**Set exercise**: Count every line where "with" occurs. Give the total alone.

**Information provided**:
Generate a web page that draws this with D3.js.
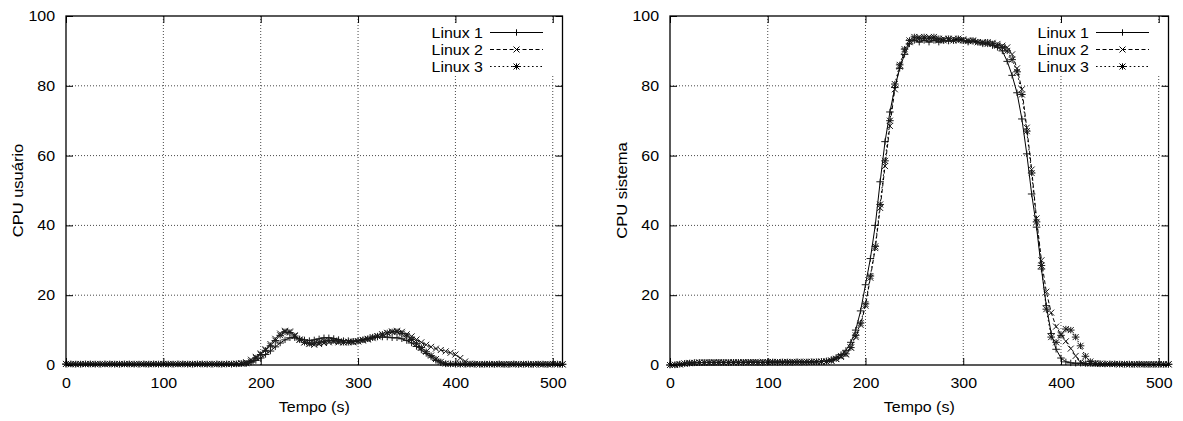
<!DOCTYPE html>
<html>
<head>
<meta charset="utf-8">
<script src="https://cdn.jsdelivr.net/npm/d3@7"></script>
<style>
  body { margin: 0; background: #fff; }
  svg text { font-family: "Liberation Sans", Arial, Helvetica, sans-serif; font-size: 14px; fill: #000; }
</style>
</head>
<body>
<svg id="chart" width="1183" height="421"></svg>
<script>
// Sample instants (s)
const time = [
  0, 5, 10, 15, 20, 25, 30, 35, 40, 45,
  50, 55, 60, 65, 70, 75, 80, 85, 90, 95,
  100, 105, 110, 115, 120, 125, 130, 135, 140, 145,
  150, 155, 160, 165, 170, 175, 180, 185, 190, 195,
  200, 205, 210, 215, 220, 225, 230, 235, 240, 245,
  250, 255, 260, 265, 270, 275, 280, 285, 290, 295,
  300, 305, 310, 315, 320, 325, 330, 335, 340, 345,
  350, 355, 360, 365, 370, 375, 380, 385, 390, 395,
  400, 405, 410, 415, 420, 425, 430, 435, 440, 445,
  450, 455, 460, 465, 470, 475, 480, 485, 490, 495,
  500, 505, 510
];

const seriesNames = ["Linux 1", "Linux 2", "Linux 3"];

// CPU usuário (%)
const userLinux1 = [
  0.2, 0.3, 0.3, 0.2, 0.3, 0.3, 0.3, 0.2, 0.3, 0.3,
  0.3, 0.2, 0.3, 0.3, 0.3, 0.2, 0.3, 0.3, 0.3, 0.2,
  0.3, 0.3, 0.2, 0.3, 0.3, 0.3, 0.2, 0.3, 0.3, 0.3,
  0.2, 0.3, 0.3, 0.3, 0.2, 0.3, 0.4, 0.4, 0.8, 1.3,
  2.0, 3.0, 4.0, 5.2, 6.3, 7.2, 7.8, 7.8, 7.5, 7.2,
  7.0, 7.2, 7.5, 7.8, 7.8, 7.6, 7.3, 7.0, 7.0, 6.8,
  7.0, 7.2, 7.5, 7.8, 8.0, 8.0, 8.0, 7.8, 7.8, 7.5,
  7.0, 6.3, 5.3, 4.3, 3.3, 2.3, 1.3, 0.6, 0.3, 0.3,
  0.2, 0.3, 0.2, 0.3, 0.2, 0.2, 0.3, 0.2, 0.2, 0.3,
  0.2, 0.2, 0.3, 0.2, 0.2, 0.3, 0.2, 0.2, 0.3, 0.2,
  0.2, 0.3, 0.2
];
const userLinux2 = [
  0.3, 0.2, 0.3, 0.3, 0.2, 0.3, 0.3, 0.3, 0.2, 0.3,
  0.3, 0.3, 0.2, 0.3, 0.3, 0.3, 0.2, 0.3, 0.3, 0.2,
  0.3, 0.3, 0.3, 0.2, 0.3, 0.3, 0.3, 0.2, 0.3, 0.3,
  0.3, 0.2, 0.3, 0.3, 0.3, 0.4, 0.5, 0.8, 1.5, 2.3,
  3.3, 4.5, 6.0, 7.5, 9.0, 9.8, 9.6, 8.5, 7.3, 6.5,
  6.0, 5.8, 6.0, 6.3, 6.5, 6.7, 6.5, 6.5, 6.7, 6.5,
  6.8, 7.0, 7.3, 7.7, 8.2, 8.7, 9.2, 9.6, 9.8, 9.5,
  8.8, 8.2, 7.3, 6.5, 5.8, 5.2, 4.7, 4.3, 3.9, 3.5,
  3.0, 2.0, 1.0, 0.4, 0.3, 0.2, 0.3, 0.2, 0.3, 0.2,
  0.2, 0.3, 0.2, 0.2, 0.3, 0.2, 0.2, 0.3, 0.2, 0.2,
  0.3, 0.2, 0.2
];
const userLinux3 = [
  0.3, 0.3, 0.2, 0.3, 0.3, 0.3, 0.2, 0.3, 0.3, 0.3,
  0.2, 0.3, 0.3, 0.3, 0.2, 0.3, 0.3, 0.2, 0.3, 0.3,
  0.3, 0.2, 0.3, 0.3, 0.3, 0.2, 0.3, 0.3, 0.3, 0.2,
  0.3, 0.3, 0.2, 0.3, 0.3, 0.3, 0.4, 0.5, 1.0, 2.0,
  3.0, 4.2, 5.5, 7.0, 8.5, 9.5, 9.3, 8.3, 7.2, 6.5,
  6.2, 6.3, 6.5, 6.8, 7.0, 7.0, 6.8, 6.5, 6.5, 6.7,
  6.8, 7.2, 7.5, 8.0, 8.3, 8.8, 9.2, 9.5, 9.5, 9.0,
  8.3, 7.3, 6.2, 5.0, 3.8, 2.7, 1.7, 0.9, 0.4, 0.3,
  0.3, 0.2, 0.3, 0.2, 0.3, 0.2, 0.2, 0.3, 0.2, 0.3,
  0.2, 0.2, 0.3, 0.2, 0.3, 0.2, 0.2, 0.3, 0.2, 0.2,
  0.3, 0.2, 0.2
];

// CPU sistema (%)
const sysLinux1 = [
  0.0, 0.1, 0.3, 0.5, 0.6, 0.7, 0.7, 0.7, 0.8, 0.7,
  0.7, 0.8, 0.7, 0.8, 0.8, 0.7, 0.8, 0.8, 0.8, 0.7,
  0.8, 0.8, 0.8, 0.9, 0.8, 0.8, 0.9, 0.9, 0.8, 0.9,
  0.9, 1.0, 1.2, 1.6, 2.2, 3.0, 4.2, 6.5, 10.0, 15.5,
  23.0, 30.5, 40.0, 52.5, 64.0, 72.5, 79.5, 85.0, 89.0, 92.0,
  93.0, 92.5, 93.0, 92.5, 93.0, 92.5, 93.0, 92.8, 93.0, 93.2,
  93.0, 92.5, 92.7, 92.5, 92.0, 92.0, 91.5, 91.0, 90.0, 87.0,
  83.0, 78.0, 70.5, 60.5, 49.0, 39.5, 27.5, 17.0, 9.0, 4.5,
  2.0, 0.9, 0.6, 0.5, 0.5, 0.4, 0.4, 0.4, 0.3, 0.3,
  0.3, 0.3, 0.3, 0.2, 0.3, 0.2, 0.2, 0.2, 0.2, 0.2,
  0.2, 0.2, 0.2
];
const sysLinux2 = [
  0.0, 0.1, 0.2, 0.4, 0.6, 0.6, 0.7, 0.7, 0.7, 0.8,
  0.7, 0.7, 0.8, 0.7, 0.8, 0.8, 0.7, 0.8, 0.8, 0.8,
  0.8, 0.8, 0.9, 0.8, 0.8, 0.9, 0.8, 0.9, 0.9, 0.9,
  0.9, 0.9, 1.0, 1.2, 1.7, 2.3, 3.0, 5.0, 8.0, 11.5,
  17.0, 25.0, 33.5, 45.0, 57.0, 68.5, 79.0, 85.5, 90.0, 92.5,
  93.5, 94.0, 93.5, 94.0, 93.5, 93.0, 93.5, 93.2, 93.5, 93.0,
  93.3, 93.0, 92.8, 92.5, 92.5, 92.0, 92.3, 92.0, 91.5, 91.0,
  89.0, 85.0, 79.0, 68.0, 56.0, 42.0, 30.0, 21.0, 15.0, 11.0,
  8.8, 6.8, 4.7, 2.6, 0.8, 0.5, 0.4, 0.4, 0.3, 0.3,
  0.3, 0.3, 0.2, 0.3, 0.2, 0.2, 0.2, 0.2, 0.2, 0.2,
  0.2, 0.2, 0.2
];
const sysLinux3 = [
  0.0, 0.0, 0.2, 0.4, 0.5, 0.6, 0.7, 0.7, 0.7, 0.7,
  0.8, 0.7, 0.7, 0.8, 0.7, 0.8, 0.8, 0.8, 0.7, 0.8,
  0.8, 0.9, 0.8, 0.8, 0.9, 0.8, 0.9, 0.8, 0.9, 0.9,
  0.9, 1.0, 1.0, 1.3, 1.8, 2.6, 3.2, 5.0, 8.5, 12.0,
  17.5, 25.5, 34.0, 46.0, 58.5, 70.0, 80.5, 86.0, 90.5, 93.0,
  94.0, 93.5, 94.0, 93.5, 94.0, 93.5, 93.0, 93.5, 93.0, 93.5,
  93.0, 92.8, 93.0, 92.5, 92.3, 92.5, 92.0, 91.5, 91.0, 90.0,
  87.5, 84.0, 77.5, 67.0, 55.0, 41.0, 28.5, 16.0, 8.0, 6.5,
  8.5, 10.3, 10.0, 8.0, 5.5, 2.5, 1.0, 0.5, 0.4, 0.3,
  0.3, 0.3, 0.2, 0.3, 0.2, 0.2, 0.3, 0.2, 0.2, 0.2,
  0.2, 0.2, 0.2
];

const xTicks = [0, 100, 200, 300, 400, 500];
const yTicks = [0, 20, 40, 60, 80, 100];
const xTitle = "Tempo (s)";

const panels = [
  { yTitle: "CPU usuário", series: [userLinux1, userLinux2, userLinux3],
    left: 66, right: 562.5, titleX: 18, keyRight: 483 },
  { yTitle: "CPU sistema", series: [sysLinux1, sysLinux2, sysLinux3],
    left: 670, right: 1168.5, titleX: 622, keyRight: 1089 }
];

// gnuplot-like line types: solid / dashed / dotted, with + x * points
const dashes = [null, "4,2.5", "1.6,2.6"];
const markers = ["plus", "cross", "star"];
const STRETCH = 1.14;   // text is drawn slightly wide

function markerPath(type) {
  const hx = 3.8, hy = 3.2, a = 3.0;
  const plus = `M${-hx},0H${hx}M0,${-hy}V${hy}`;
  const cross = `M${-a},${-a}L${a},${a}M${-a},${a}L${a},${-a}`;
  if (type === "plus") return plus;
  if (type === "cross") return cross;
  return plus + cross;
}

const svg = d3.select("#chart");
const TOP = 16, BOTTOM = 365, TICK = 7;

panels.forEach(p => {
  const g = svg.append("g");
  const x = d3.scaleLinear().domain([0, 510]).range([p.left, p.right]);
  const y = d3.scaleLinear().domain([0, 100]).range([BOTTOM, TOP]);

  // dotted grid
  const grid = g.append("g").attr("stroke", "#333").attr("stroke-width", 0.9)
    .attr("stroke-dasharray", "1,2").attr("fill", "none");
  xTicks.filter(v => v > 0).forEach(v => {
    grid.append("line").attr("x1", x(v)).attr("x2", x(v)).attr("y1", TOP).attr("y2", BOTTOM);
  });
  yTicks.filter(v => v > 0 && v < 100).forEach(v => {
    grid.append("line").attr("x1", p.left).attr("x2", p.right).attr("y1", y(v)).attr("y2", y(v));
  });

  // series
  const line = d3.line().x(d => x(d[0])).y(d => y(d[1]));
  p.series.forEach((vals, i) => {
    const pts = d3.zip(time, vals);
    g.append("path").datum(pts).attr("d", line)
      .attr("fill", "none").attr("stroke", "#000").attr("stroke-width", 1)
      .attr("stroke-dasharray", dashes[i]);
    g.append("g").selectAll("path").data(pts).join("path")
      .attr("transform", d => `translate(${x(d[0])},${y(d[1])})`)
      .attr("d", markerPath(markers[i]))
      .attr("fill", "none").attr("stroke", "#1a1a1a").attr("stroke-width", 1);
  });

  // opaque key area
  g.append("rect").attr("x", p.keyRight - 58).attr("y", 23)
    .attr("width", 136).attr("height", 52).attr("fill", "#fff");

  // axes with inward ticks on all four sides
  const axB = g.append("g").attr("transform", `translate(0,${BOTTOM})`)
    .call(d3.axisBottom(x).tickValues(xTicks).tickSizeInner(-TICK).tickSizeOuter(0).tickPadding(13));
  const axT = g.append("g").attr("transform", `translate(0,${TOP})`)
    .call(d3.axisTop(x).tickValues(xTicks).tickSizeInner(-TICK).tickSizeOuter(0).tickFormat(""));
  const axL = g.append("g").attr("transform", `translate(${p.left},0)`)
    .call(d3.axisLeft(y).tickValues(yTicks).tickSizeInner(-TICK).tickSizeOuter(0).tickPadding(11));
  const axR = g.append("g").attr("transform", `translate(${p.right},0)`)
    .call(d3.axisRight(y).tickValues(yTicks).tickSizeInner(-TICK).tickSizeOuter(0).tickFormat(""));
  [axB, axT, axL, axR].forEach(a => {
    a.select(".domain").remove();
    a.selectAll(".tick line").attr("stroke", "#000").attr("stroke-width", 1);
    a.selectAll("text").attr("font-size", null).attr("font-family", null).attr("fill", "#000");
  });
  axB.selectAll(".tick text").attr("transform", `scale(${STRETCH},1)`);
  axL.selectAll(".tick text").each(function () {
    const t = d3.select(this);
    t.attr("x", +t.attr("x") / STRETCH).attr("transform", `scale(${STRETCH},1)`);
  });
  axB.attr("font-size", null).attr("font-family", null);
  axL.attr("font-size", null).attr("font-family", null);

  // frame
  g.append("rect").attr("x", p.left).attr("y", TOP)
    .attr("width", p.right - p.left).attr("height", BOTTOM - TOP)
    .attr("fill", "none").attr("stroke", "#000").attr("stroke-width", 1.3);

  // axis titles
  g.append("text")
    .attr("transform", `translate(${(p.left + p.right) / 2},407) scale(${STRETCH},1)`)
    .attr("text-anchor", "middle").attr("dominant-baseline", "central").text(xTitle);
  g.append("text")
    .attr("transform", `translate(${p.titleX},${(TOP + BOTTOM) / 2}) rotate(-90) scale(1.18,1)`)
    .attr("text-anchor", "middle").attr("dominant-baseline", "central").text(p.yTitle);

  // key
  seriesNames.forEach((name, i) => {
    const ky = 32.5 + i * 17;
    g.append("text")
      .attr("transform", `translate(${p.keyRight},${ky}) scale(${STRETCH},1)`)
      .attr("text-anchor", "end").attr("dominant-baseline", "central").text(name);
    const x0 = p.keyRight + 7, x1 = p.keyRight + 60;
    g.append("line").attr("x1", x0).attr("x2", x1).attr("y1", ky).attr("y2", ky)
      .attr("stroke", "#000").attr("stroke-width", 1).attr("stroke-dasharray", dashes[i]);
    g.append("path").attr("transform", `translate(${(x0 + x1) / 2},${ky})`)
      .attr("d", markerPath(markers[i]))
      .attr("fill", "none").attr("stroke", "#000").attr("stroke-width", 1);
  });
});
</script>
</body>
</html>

**Response for this exercise**: 3